Allen Introduced Her Magical Touch in Garden Spells
Allen's first book, Garden Spells, featured (among other magical mysteries) a main character that happened to be a savvy curmudgeon apple tree. Frustrated romance fraught with predictable conflict was saved not only by the less predictable tree but a cast of adorable characters.
Allen left those who discovered her in this first book wishing for more. Would she be able to conjure another delightful read with such originality? Indeed, she could.
Allen's Writing Showed Development and Promise in The Sugar Queen
The Sugar Queen appeared next, intertwining delightful magic with a more serious side of the supernatural. Parallel characters intersect their lives,along the way solving deeply troubling human problems with the aid of each other as much as anything paranormal.
A special sort of magic again lies at the heart of Sarah Addison Allen's third and latest book. In The Girl Who Chased the Moon, Allen's magic wafts and weaves around the lives of the peculiar but beguiling characters who inhabit Mullaby, North Carolina.

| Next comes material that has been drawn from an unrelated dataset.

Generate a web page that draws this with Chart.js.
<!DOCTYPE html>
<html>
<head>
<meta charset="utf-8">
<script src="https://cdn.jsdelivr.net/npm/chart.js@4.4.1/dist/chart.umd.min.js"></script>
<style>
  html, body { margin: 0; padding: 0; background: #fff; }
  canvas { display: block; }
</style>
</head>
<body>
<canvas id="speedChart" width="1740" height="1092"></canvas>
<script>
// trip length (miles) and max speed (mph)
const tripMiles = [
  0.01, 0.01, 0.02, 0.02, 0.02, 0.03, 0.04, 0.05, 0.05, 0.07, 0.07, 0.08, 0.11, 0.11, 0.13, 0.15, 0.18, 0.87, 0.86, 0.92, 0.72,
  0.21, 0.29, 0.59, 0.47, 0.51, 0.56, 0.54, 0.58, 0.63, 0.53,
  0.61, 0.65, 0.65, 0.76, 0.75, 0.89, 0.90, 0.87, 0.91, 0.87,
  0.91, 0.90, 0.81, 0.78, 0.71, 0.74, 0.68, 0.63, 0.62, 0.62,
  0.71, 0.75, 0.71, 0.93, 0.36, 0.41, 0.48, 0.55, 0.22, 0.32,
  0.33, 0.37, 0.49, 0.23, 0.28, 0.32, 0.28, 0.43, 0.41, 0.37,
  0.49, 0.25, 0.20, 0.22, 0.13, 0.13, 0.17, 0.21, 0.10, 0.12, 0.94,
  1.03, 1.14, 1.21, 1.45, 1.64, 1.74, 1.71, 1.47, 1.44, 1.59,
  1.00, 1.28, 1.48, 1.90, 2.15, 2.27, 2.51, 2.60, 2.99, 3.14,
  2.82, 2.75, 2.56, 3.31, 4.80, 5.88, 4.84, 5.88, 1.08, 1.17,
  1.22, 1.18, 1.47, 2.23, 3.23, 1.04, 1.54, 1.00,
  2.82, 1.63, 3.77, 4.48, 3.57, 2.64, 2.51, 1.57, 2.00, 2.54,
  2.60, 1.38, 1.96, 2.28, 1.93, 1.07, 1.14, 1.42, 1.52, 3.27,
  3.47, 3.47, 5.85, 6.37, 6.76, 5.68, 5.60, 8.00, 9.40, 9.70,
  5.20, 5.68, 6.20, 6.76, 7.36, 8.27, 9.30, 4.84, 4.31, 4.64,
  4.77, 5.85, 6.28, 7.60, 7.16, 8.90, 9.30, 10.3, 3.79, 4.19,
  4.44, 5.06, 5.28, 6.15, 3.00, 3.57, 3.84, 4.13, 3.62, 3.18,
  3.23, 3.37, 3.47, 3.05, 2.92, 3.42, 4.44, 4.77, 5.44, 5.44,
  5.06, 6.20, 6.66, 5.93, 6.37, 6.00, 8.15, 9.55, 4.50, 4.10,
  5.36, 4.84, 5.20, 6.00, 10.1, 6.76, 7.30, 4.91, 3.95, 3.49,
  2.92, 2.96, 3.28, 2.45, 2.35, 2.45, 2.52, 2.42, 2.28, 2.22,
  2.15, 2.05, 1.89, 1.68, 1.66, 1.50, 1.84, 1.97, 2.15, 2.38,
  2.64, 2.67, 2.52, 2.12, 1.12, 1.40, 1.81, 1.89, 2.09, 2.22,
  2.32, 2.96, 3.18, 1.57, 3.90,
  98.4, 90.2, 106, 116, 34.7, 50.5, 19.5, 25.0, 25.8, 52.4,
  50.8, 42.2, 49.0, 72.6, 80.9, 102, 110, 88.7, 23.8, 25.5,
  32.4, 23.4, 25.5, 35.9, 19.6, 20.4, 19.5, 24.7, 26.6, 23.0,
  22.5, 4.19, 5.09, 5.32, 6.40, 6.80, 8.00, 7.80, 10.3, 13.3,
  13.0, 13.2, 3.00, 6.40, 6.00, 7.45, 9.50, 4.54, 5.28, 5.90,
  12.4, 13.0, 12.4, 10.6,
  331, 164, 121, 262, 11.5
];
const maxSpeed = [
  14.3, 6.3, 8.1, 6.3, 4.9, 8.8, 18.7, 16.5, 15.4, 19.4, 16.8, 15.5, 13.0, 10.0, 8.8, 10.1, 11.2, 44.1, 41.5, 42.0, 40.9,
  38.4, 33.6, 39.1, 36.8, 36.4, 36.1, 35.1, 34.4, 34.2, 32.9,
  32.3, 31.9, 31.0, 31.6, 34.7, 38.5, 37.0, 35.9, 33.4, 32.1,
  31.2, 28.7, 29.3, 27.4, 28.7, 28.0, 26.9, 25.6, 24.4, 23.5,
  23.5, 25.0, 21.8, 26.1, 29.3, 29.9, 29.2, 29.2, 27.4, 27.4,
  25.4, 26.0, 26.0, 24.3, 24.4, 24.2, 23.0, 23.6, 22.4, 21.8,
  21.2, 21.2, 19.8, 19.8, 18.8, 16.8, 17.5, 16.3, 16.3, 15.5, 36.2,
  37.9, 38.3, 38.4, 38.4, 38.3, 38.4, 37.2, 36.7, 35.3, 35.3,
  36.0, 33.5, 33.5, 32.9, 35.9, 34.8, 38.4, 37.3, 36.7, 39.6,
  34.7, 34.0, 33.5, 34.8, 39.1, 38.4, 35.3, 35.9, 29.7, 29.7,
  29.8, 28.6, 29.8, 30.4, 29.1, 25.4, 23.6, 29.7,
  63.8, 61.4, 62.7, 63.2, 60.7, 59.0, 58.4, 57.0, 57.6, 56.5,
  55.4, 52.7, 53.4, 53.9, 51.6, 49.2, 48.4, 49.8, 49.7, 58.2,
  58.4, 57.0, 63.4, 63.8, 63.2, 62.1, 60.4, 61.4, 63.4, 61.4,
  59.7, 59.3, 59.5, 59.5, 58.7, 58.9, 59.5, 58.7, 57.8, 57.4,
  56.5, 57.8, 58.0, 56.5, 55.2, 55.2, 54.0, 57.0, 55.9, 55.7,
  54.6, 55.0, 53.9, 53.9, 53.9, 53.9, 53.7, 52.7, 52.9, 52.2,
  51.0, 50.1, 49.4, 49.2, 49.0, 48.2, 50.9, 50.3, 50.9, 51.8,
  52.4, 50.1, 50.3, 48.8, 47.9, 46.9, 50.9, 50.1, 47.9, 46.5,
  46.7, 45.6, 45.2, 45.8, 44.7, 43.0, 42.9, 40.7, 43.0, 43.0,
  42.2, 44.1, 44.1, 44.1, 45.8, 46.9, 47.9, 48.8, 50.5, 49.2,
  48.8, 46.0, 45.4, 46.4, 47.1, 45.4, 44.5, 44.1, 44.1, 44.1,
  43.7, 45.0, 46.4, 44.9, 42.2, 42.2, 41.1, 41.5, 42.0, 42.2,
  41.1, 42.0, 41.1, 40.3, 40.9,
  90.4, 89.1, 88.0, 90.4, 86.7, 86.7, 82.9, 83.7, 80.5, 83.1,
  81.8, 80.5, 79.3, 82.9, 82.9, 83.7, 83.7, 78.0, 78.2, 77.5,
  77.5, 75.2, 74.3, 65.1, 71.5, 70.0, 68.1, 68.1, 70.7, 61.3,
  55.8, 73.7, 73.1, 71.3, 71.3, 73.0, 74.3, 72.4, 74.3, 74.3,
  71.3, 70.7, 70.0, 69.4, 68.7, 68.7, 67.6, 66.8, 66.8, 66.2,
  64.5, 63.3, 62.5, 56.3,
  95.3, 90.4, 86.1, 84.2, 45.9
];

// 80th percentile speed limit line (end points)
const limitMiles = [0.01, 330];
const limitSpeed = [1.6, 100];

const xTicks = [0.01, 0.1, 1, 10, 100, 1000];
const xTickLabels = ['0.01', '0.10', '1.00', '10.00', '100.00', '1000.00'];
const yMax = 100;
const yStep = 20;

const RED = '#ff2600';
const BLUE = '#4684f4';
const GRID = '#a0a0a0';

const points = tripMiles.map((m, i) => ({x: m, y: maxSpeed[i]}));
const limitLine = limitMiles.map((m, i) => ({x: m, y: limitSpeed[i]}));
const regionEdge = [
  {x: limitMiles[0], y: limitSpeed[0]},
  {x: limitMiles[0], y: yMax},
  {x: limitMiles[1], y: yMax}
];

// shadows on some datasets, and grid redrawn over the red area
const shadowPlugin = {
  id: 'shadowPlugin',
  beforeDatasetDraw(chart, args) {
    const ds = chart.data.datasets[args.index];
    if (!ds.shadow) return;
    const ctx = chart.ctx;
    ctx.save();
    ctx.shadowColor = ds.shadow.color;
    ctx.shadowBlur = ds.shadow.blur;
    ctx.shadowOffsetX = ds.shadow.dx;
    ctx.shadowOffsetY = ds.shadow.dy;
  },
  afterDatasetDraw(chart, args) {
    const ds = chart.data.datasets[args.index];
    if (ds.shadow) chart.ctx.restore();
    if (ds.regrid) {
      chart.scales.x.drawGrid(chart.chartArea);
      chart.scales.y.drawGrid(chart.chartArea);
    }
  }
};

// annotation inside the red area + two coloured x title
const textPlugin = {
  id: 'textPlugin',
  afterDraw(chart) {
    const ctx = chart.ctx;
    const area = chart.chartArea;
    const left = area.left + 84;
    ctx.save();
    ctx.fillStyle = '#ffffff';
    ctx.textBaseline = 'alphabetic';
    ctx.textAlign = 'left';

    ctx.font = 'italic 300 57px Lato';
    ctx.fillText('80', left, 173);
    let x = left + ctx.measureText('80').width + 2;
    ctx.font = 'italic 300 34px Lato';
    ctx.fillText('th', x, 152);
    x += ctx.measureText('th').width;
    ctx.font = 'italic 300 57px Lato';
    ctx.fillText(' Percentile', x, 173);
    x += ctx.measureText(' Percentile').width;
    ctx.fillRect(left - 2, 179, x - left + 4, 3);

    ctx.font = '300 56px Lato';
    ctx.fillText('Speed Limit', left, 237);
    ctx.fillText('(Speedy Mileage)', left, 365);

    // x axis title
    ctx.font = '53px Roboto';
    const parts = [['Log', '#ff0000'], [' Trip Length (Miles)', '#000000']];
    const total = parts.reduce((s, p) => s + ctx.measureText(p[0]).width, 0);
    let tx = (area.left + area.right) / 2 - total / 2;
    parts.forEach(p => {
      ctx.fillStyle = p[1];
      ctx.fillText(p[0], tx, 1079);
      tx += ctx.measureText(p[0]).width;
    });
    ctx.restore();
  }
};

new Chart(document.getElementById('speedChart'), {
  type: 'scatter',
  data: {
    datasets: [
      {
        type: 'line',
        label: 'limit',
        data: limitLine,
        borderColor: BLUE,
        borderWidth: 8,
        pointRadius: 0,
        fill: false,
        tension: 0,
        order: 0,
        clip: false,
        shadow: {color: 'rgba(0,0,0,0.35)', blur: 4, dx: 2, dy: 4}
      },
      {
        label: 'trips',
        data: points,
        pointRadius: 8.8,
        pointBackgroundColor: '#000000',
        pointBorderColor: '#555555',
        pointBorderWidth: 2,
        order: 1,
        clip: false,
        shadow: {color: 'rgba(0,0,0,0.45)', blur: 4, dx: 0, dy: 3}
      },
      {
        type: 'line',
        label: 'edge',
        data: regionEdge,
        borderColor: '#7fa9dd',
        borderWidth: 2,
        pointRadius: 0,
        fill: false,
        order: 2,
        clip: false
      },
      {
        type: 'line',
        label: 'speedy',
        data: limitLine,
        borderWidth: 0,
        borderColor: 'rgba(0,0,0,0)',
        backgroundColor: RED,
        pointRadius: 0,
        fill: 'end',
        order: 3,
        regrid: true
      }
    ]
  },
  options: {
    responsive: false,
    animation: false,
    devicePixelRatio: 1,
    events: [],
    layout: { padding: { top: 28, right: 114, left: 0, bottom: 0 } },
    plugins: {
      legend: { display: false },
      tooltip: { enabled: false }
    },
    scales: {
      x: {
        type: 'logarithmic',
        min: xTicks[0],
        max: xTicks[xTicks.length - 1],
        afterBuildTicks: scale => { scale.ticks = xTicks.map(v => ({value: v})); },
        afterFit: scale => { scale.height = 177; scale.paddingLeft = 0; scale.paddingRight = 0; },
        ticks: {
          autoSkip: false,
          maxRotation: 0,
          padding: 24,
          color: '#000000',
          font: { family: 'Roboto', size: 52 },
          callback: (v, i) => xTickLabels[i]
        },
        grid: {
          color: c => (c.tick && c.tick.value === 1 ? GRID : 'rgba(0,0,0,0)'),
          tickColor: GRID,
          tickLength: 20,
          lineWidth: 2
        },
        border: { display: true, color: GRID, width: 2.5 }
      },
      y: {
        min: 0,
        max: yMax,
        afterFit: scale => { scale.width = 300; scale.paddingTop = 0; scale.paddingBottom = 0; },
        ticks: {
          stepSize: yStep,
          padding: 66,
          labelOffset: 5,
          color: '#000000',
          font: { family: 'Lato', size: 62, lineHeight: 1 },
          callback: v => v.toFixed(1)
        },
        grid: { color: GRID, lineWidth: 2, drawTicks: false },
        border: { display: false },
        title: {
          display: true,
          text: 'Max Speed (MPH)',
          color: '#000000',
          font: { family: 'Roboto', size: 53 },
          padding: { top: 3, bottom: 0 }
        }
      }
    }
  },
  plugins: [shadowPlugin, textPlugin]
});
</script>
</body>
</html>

The Girl Who Chased the Moon - Coming of Age and Reconciling the Past
Emily Benedict is a girl coming of age, finding romance and her roots all at once in a new town of old secrets, with a grandfather whom she has never met before and is a giant among other oddities.
Emily must cope with bedroom wallpaper that changes color to match her mood and a boyfriend whose father hates her and cannot come out after dark. Then there are the strange lights in the woods and her mother's hidden past no one will discuss.
With all this going on, it is not surprising that Emily cannot shake her anxiety attacks. While Emily finds her way through moonlit nights to the truth about her mother's past, the town, and the boy she is beginning to love, her next door neighbor, Julia Winterson, must come to terms with her own past -- and romance in the present.
Julia is a baker extraordinaire. She too has returned to this quirky southern town, and a secret past. Julia's cakes, like her Hummingbird Cake, are imbued with a certain magic of their own as well. Though Julia and Emily are of different ages, the parallels between their journeys are unmistakable. Both women, youth and mature adult, chase the moon in this sweet, enchanting story, with an interesting supporting cast of characters in Mullaby's residents.
Love, Family, Friends and Everyday Magic – A Recipe as Potent as Julia's Cakes
Allen's genius is her ability to so beautifully and uniquely portray universal human feelings and experiences in a new way. The Girl Who Chased the Moon can certainly be read as a romance with a touch of the supernatural thrown in. Even better, though, it should be read for understanding and hope about self-forgiveness, acceptance, love and redemption. Within these powerful messages, magic is to be expected.
Reviewed: Allen, Sarah Addison, The Girl Who Chased the Moon. New York: Bantam Books, 2010. ISBN: 978-0-553-80721-9 (0-553-80721-8).